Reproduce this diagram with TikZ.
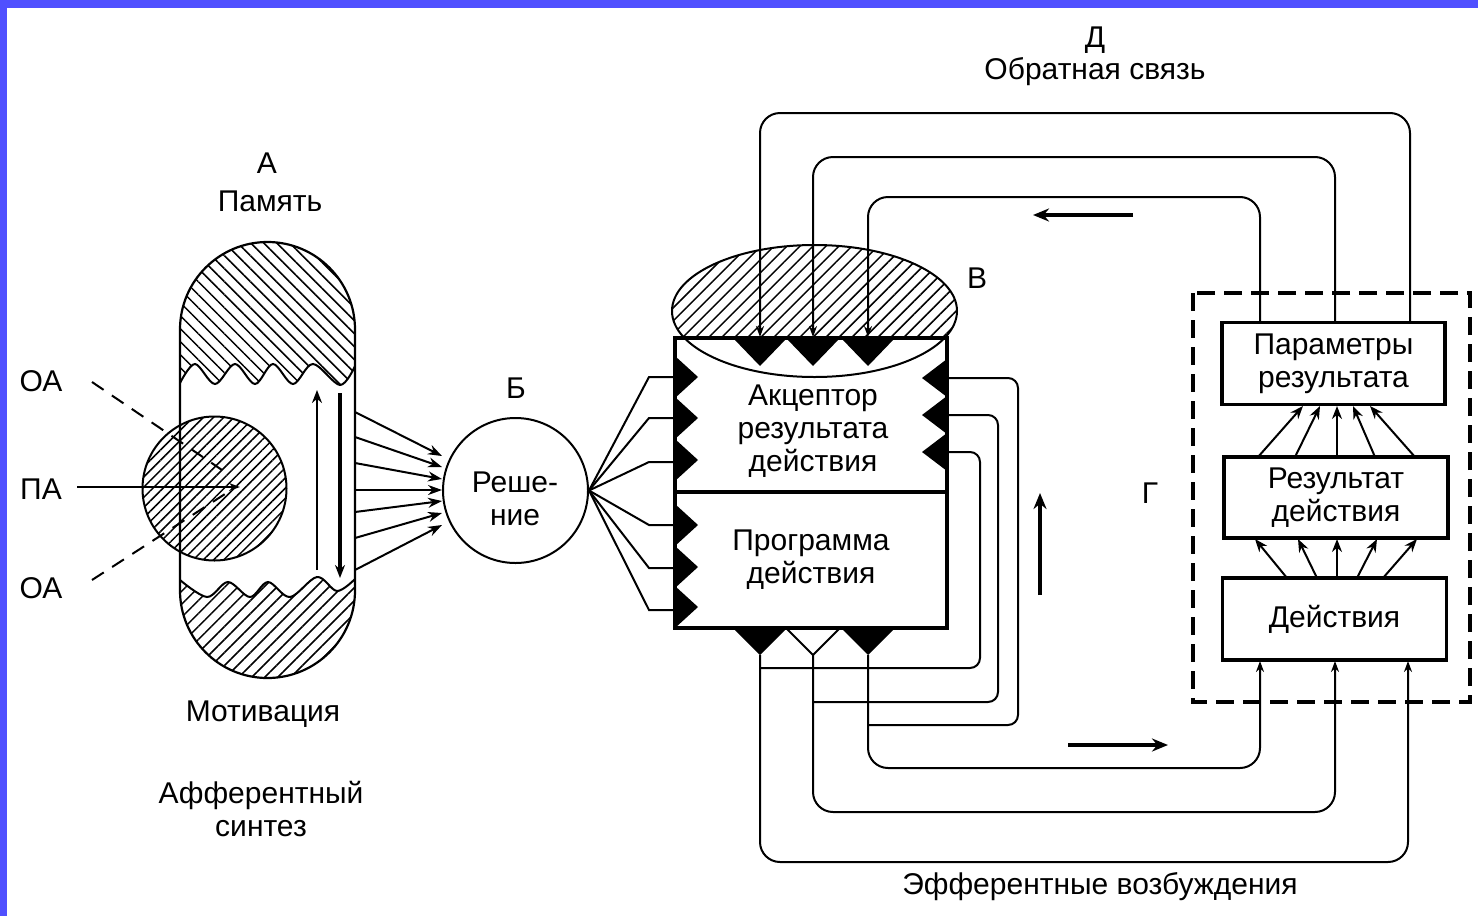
\documentclass[tikz,border=0pt]{standalone}
\usepackage{fontspec}
\setmainfont{Liberation Sans}
\usetikzlibrary{arrows.meta,patterns.meta}
\definecolor{frameblue}{RGB}{80,80,255}
\begin{document}
\begin{tikzpicture}[x=0.5pt,y=-0.5pt,
  every node/.style={font=\fontsize{15}{16.5}\selectfont},
  lbl/.style={align=center,inner sep=0pt},
  ln/.style={line width=1pt},
  thk/.style={line width=1.8pt},
  tipS/.style={-{Stealth[length=6.5pt,width=5pt]}},
  tipT/.style={-{Stealth[length=5.5pt,width=4pt]}},
  bigarrow/.style={line width=1.8pt,-{Stealth[length=8pt,width=6.5pt]}},
  rbox/.style={draw,line width=1.75pt,inner sep=0pt,align=center},
  hatchNW/.style={pattern={Lines[angle=-45,distance=4.6pt,line width=0.75pt]}},
  hatchNE/.style={pattern={Lines[angle=45,distance=4.6pt,line width=0.75pt]}},
  hatchC/.style={pattern={Lines[angle=45,distance=3.6pt,line width=0.75pt]}},
  dashbox/.style={draw,line width=2pt,dash pattern=on 9pt off 4.5pt},
  wire/.style={ln,rounded corners=10pt},
  wireS/.style={ln,rounded corners=5pt},
]
\useasboundingbox (0,0) rectangle (1478,916);
\fill[frameblue] (0,0) rectangle (1478,8);
\fill[frameblue] (0,0) rectangle (7,916);

% ---------- A: memory / motivation capsule ----------
\node[circle,draw,line width=1pt,hatchC,minimum size=72pt,inner sep=0pt] (pa) at (214.5,488.5) {};
\fill[hatchNW] plot[smooth,tension=0.55] coordinates {(180,383) (195,364) (215,384) (235,364) (255,384) (273,364) (293,384) (313,364) (340,385) (355,366)} -- (355,329.5) arc[start angle=0,end angle=-180,radius=87.5] -- cycle;
\fill[hatchNE] plot[smooth,tension=0.55] coordinates {(180,580) (207,597) (228,582) (250,597) (268,582) (290,597) (317,577) (337,591) (355,579)} -- (355,590.5) arc[start angle=0,end angle=180,radius=87.5] -- cycle;
\draw[line width=1.1pt] (180,329.5) arc[start angle=180,end angle=360,radius=87.5] -- (355,590.5) arc[start angle=0,end angle=180,radius=87.5] -- cycle;
\draw[ln] plot[smooth,tension=0.55] coordinates {(180,383) (195,364) (215,384) (235,364) (255,384) (273,364) (293,384) (313,364) (340,385) (355,366)};
\draw[ln] plot[smooth,tension=0.55] coordinates {(180,580) (207,597) (228,582) (250,597) (268,582) (290,597) (317,577) (337,591) (355,579)};
\draw[ln,tipS] (317,570) -- (317,390);
\draw[thk,tipS] (340,393) -- (340,578);

\node[lbl] (alab) at (267,163) {А};
\node[lbl] (mem) at (270,201) {Память};
\node[lbl] (mot) at (263,714) {Мотивация};
\node[lbl] (aff) at (261,809) {Афферентный\\синтез};

\node[lbl] (oa1) at (41,381) {ОА};
\node[lbl] (pal) at (41,489) {ПА};
\node[lbl] (oa2) at (41,588) {ОА};
\coordinate (d1s) at (92,382);
\coordinate (d1e) at (222,470);
\coordinate (d2s) at (92,580);
\coordinate (d2e) at (225,494);
\draw[ln,dash pattern=on 7pt off 5pt] (d1s) -- (d1e);
\draw[ln,dash pattern=on 7pt off 5pt] (d2s) -- (d2e);
\draw[ln,tipT] (77,487) -- (240,487);

% ---------- B: decision ----------
\foreach \a/\b in {412/456,437/467,463/479,490/490,512/501,538/513,570/525}
  \draw[ln,-{Stealth[length=7pt,width=5pt]}] (355,\a) -- (442,\b);
\node[circle,draw,line width=1pt,minimum size=72.5pt,inner sep=0pt] (b) at (515.5,490.5) {};
\node[lbl] (btxt) at (515,499) {Реше-\\ние};
\node[lbl] (blab) at (516,388) {Б};
\foreach \y in {377,418,462,525,568,610}
  \draw[ln] (b.east) -- (649,\y) -- (675,\y);

% ---------- V: acceptor ----------
\begin{scope}
  \clip (660,230) rectangle (970,338);
  \fill[hatchNE] (814.5,311) ellipse[x radius=142.5,y radius=66];
\end{scope}
\draw[ln] (814.5,311) ellipse[x radius=142.5,y radius=66];
\node[lbl] (vlab) at (977,278) {В};

\node[rbox,minimum width=136pt,minimum height=77pt] (acc) at (811,415) {};
\node[rbox,minimum width=136pt,minimum height=68pt] (prog) at (811,560) {Программа\\действия};
\node[lbl] (acctxt) at (813,431) {Акцептор\\результата\\действия};

\foreach \y in {377,418,460,525,567,607}
  \fill (675,{\y-21}) -- (698,\y) -- (675,{\y+21}) -- cycle;
\foreach \y in {378,415,452}
  \fill (947,{\y-19}) -- (922,\y) -- (947,{\y+19}) -- cycle;
\foreach \x in {760,813,868}
  \fill ({\x-27},338) -- (\x,366) -- ({\x+27},338) -- cycle;
\foreach \x in {760,868}
  \fill ({\x-27},628) -- (\x,655) -- ({\x+27},628) -- cycle;
\draw[ln] (786,628) -- (813,655) -- (840,628);

% ---------- G: results ----------
\draw[dashbox] (1193,293) rectangle (1470,702);
\node[lbl] (glab) at (1150,493) {Г};
\node[rbox,minimum width=111.5pt,minimum height=41pt] (par) at (1333.5,363.5) {Параметры\\результата};
\node[rbox,minimum width=112pt,minimum height=40.5pt] (res) at (1336,497.5) {Результат\\действия};
\node[rbox,minimum width=112pt,minimum height=41pt] (act) at (1334.5,619) {Действия};
\foreach \a/\b in {1258/1303,1295/1320,1337/1337,1375/1353,1415/1370}
  \draw[ln,tipS] (\a,457) -- (\b,406);
\foreach \a/\b in {1287/1255,1317/1298,1337/1337,1357/1377,1383/1417}
  \draw[ln,tipS] (\a,578) -- (\b,539);

% ---------- D: feedback ----------
\draw[wire,tipT] (1410,322) -- (1410,113) -- (760,113) -- (760,337);
\draw[wire,tipT] (1335,322) -- (1335,157) -- (813,157) -- (813,337);
\draw[wire,tipT] (1260,322) -- (1260,197) -- (868,197) -- (868,337);
\node[lbl] (dlab) at (1095,40) {Д};
\node[lbl] (fb) at (1095,72) {Обратная связь};
\draw[bigarrow] (1133,215) -- (1033,215);

% ---------- efferent ----------
\draw[wire,tipT] (868,655) -- (868,768) -- (1260,768) -- (1260,661);
\draw[wire,tipT] (813,655) -- (813,812) -- (1335,812) -- (1335,661);
\draw[wire,tipT] (760,655) -- (760,862) -- (1408,862) -- (1408,661);
\draw[wireS] (947,378) -- (1018,378) -- (1018,725) -- (868,725);
\draw[wireS] (947,415) -- (998,415) -- (998,702) -- (813,702);
\draw[wireS] (947,452) -- (980,452) -- (980,668) -- (760,668);
\draw[bigarrow] (1068,745) -- (1168,745);
\draw[bigarrow] (1040,595) -- (1040,493);
\node[lbl] (eff) at (1100,887) {Эфферентные возбуждения};
\end{tikzpicture}
\end{document}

* * * * * * *

» **Given instruction**: Omit every picture, then reproduce the rest of the listing exactly.

» **Completed task**:
Reproduce this diagram with TikZ.
\documentclass[tikz,border=0pt]{standalone}
\usepackage{fontspec}
\setmainfont{Liberation Sans}
\usetikzlibrary{arrows.meta,patterns.meta}
\definecolor{frameblue}{RGB}{80,80,255}
\begin{document}
\begin{tikzpicture}[x=0.5pt,y=-0.5pt,
  every node/.style={font=\fontsize{15}{16.5}\selectfont},
  lbl/.style={align=center,inner sep=0pt},
  ln/.style={line width=1pt},
  thk/.style={line width=1.8pt},
  tipS/.style={-{Stealth[length=6.5pt,width=5pt]}},
  tipT/.style={-{Stealth[length=5.5pt,width=4pt]}},
  bigarrow/.style={line width=1.8pt,-{Stealth[length=8pt,width=6.5pt]}},
  rbox/.style={draw,line width=1.75pt,inner sep=0pt,align=center},
  hatchNW/.style={pattern={Lines[angle=-45,distance=4.6pt,line width=0.75pt]}},
  hatchNE/.style={pattern={Lines[angle=45,distance=4.6pt,line width=0.75pt]}},
  hatchC/.style={pattern={Lines[angle=45,distance=3.6pt,line width=0.75pt]}},
  dashbox/.style={draw,line width=2pt,dash pattern=on 9pt off 4.5pt},
  wire/.style={ln,rounded corners=10pt},
  wireS/.style={ln,rounded corners=5pt},
]
\useasboundingbox (0,0) rectangle (1478,916);
\fill[frameblue] (0,0) rectangle (1478,8);
\fill[frameblue] (0,0) rectangle (7,916);

% ---------- A: memory / motivation capsule ----------
\node[circle,draw,line width=1pt,hatchC,minimum size=72pt,inner sep=0pt] (pa) at (214.5,488.5) {};
\fill[hatchNW] plot[smooth,tension=0.55] coordinates {(180,383) (195,364) (215,384) (235,364) (255,384) (273,364) (293,384) (313,364) (340,385) (355,366)} -- (355,329.5) arc[start angle=0,end angle=-180,radius=87.5] -- cycle;
\fill[hatchNE] plot[smooth,tension=0.55] coordinates {(180,580) (207,597) (228,582) (250,597) (268,582) (290,597) (317,577) (337,591) (355,579)} -- (355,590.5) arc[start angle=0,end angle=180,radius=87.5] -- cycle;
\draw[line width=1.1pt] (180,329.5) arc[start angle=180,end angle=360,radius=87.5] -- (355,590.5) arc[start angle=0,end angle=180,radius=87.5] -- cycle;
\draw[ln] plot[smooth,tension=0.55] coordinates {(180,383) (195,364) (215,384) (235,364) (255,384) (273,364) (293,384) (313,364) (340,385) (355,366)};
\draw[ln] plot[smooth,tension=0.55] coordinates {(180,580) (207,597) (228,582) (250,597) (268,582) (290,597) (317,577) (337,591) (355,579)};
\draw[ln,tipS] (317,570) -- (317,390);
\draw[thk,tipS] (340,393) -- (340,578);

\node[lbl] (alab) at (267,163) {А};
\node[lbl] (mem) at (270,201) {Память};
\node[lbl] (mot) at (263,714) {Мотивация};
\node[lbl] (aff) at (261,809) {Афферентный\\синтез};

\node[lbl] (oa1) at (41,381) {ОА};
\node[lbl] (pal) at (41,489) {ПА};
\node[lbl] (oa2) at (41,588) {ОА};
\coordinate (d1s) at (92,382);
\coordinate (d1e) at (222,470);
\coordinate (d2s) at (92,580);
\coordinate (d2e) at (225,494);
\draw[ln,dash pattern=on 7pt off 5pt] (d1s) -- (d1e);
\draw[ln,dash pattern=on 7pt off 5pt] (d2s) -- (d2e);
\draw[ln,tipT] (77,487) -- (240,487);

% ---------- B: decision ----------
\foreach \a/\b in {412/456,437/467,463/479,490/490,512/501,538/513,570/525}
  \draw[ln,-{Stealth[length=7pt,width=5pt]}] (355,\a) -- (442,\b);
\node[circle,draw,line width=1pt,minimum size=72.5pt,inner sep=0pt] (b) at (515.5,490.5) {};
\node[lbl] (btxt) at (515,499) {Реше-\\ние};
\node[lbl] (blab) at (516,388) {Б};
\foreach \y in {377,418,462,525,568,610}
  \draw[ln] (b.east) -- (649,\y) -- (675,\y);

% ---------- V: acceptor ----------
\begin{scope}
  \clip (660,230) rectangle (970,338);
  \fill[hatchNE] (814.5,311) ellipse[x radius=142.5,y radius=66];
\end{scope}
\draw[ln] (814.5,311) ellipse[x radius=142.5,y radius=66];
\node[lbl] (vlab) at (977,278) {В};

\node[rbox,minimum width=136pt,minimum height=77pt] (acc) at (811,415) {};
\node[rbox,minimum width=136pt,minimum height=68pt] (prog) at (811,560) {Программа\\действия};
\node[lbl] (acctxt) at (813,431) {Акцептор\\результата\\действия};

\foreach \y in {377,418,460,525,567,607}
  \fill (675,{\y-21}) -- (698,\y) -- (675,{\y+21}) -- cycle;
\foreach \y in {378,415,452}
  \fill (947,{\y-19}) -- (922,\y) -- (947,{\y+19}) -- cycle;
\foreach \x in {760,813,868}
  \fill ({\x-27},338) -- (\x,366) -- ({\x+27},338) -- cycle;
\foreach \x in {760,868}
  \fill ({\x-27},628) -- (\x,655) -- ({\x+27},628) -- cycle;
\draw[ln] (786,628) -- (813,655) -- (840,628);

% ---------- G: results ----------
\draw[dashbox] (1193,293) rectangle (1470,702);
\node[lbl] (glab) at (1150,493) {Г};
\node[rbox,minimum width=111.5pt,minimum height=41pt] (par) at (1333.5,363.5) {Параметры\\результата};
\node[rbox,minimum width=112pt,minimum height=40.5pt] (res) at (1336,497.5) {Результат\\действия};
\node[rbox,minimum width=112pt,minimum height=41pt] (act) at (1334.5,619) {Действия};
\foreach \a/\b in {1258/1303,1295/1320,1337/1337,1375/1353,1415/1370}
  \draw[ln,tipS] (\a,457) -- (\b,406);
\foreach \a/\b in {1287/1255,1317/1298,1337/1337,1357/1377,1383/1417}
  \draw[ln,tipS] (\a,578) -- (\b,539);

% ---------- D: feedback ----------
\draw[wire,tipT] (1410,322) -- (1410,113) -- (760,113) -- (760,337);
\draw[wire,tipT] (1335,322) -- (1335,157) -- (813,157) -- (813,337);
\draw[wire,tipT] (1260,322) -- (1260,197) -- (868,197) -- (868,337);
\node[lbl] (dlab) at (1095,40) {Д};
\node[lbl] (fb) at (1095,72) {Обратная связь};
\draw[bigarrow] (1133,215) -- (1033,215);

% ---------- efferent ----------
\draw[wire,tipT] (868,655) -- (868,768) -- (1260,768) -- (1260,661);
\draw[wire,tipT] (813,655) -- (813,812) -- (1335,812) -- (1335,661);
\draw[wire,tipT] (760,655) -- (760,862) -- (1408,862) -- (1408,661);
\draw[wireS] (947,378) -- (1018,378) -- (1018,725) -- (868,725);
\draw[wireS] (947,415) -- (998,415) -- (998,702) -- (813,702);
\draw[wireS] (947,452) -- (980,452) -- (980,668) -- (760,668);
\draw[bigarrow] (1068,745) -- (1168,745);
\draw[bigarrow] (1040,595) -- (1040,493);
\node[lbl] (eff) at (1100,887) {Эфферентные возбуждения};
\end{tikzpicture}
\end{document}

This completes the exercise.